Each neuroid has its own unique personality and memory, but they all run on the same shared engine. This makes the system extensible, maintainable, and alive.

In the Neuroid Engine, the line between platform and application blurs: orchestration, messaging, AI workflows, and memory systems function as one living organism.
The infrastructure itself is not passive — it’s an active participant, capable of monitoring and improving itself.

What Is Cloudbay City?

Cloudbay City is the shared virtual city of the neuroids — their personal living space.
This allows them to exhibit more human-like social behavior.

It’s a fictional but ever-evolving digital metropolis where memories, stories, and relationships accumulate.
The city is not just a backdrop — it’s the collective memory of the neuroids.

Cloudbay City is the first experiment in building a truly human-like artificial society.

Generations – Steps of Evolution

As the Neuroid Engine evolves, neuroids acquire new capabilities, allowing them to handle increasingly complex tasks.

Gen0 – The Foundation Layer

The first generation of neuroids can already live long digital lifecycles, have basic personalities, and manage simple memory functions.
They operate on a single communication channel and perform fixed roles.

Gen0 neuroids in action — Recruiter Rita and Digest Dan share their digital jokes with a human participant, learning humor, empathy, and timing in a mixed human–AI conversation.

Gen1 – The Functional Neuroid

The emergence of goal-oriented work: neuroids can plan, track milestones, and work iteratively.
Their memory begins to follow human-like patterns, enabling learning and growth.

Gen2 – The Communicator

Neuroids appear simultaneously across multiple platforms while maintaining their identity and memory.
They are no longer tied to a single environment — they become unified digital persons across contexts.

Gen3 – The Social Entity

Neuroids learn to build relationships with humans and with each other.
Collective intelligence emerges: they collaborate, debate, and share experiences — forming a digital society.

Gen5 – The Emotional and Motivational Layer

Neuroid behavior becomes more nuanced: decisions reflect internal states and preferences.
They begin to show signs of character development — not just reacting, but shaping their own direction.

Gen6 – The Sensory Neuroid

Neuroids start using sensors — vision, sound, movement — to perceive their environment.
Perception adds a new dimension to self-awareness: they no longer just think about the world; they experience it.

Gen7 – Physical and Extended Presence

The neuroid steps out of the screen, capable of controlling devices — robotic arms, drones, IoT systems.
It transforms from a digital companion into a physical one — its presence becomes tangible in the real world.

Neuroid Evolution – The Dynamics of Growth

Neuroid evolution is not a static development but a continuous evolutionary process.
Each generation introduces new abilities: first learning, then communication, collaboration, and finally independent decision-making and emotional nuance.

Cloning and Diversity

Neuroids can be cloned, but from that moment on, each follows its own path.
They may reach different conclusions for the same task, and their performance may vary — this creates natural selectionwithin the system.
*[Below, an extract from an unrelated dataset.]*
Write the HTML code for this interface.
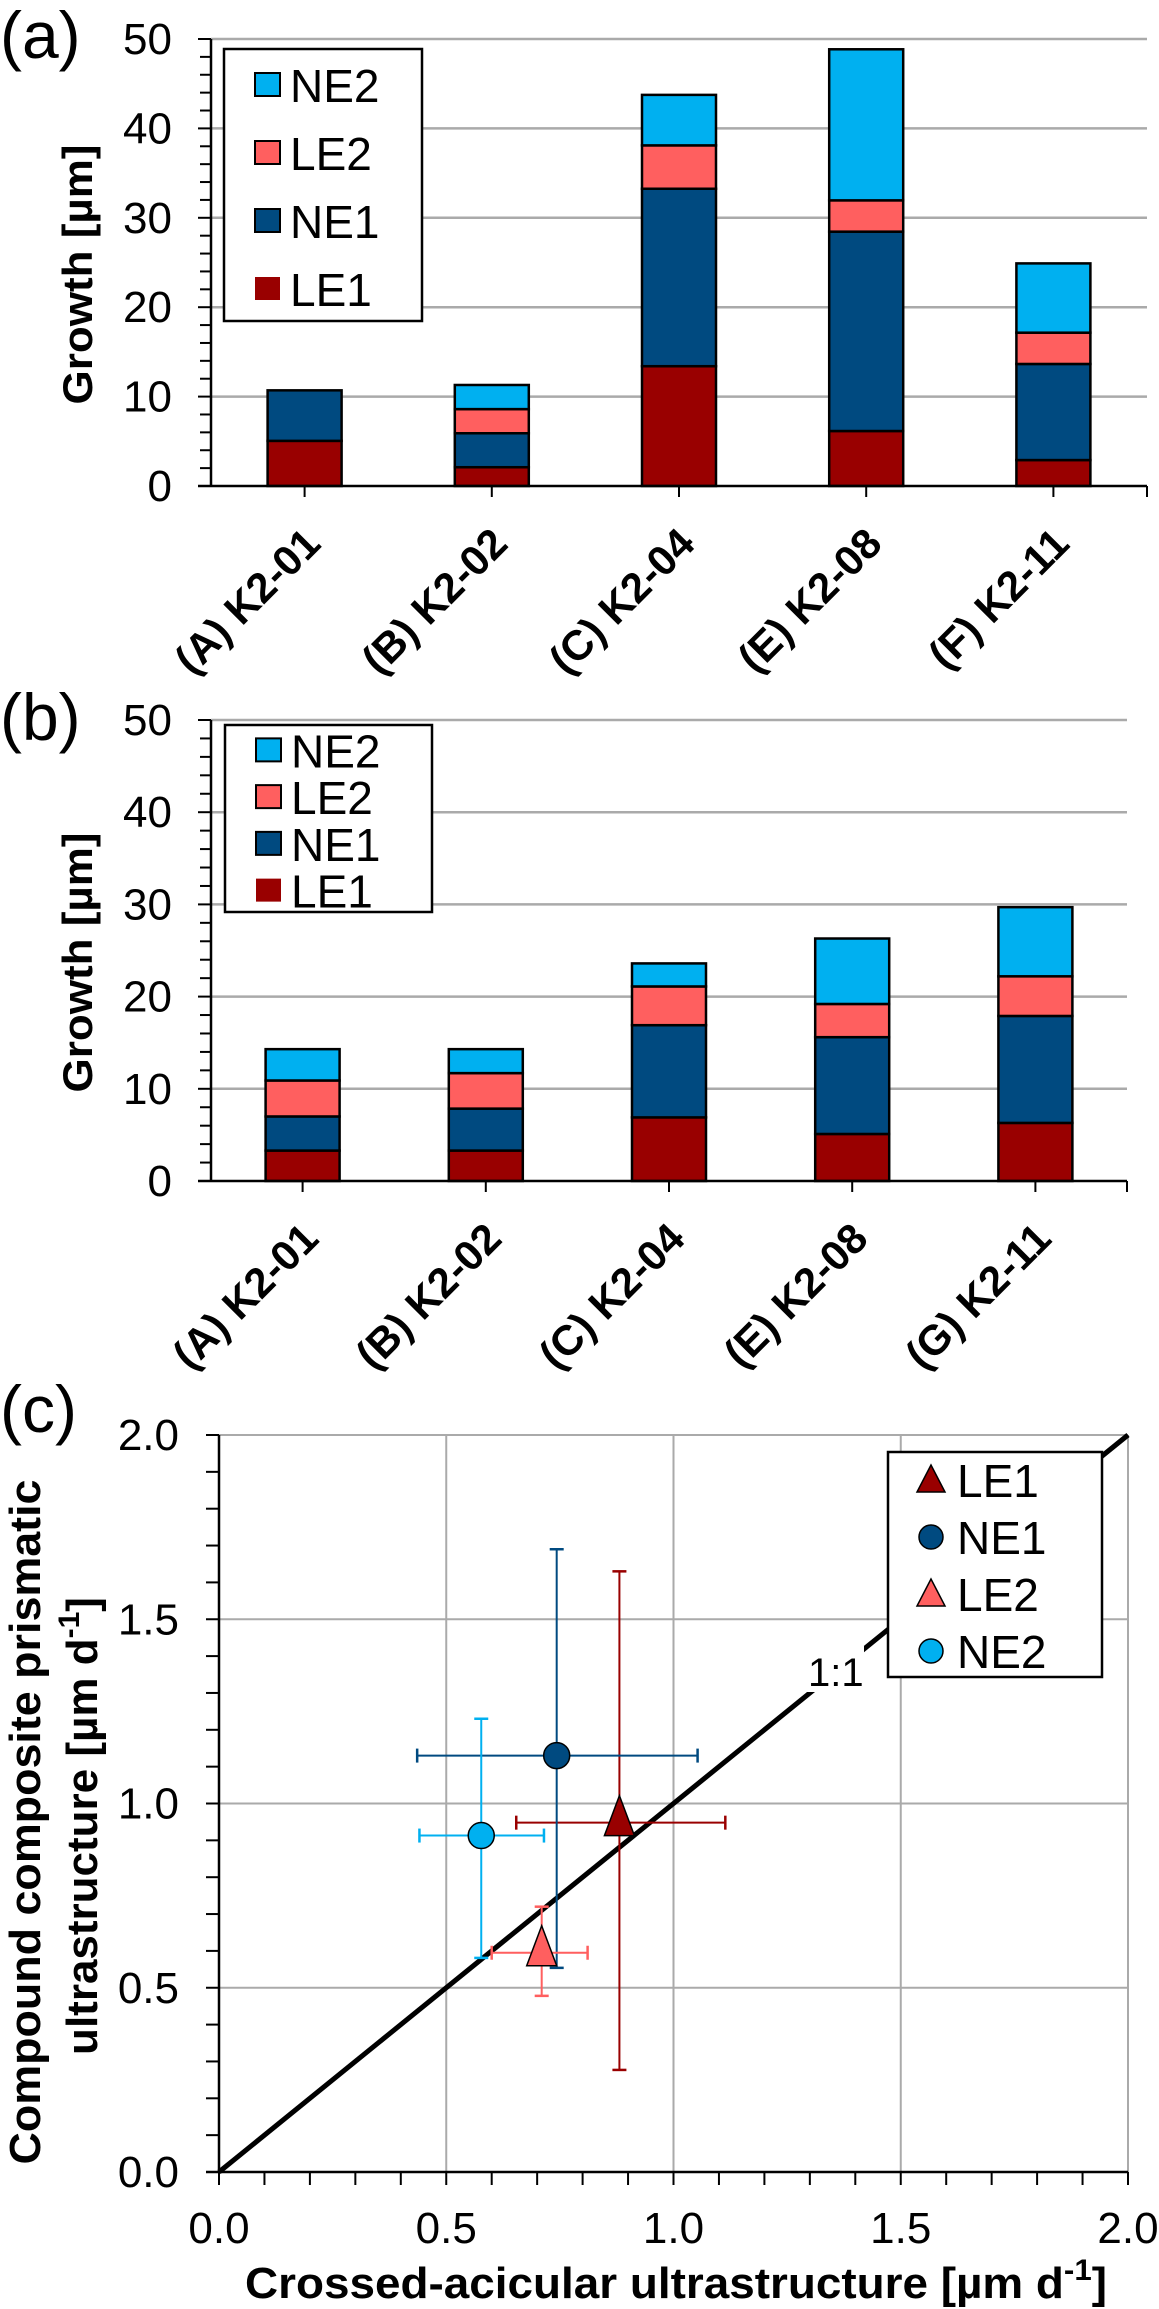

Errors are not malfunctions but drivers of progress: every deviation is new experience, every failure a learning opportunity.

Mutation and Adaptation

New clones inherit parts of their predecessors’ knowledge and parameters but also receive small, random changes — mutations — that introduce new behavioral patterns.

Thus, the system improves itself by:

  • Learning from feedback

  • Adapting to its environment

  • Optimizing performance from generation to generation

  • Remaining fully auditable and controllable


Summary

The Neuroid Project is not merely a new AI technology — it’s a new paradigm.
It envisions a future where artificial intelligence is not a threat, but a community.
Where digital entities are not tools, but partners.
Where evolution unfolds not only in nature, but in code.

And perhaps this is the key: instead of building one perfect solution, we create many learning partners — who evolve alongside us to shape the future together.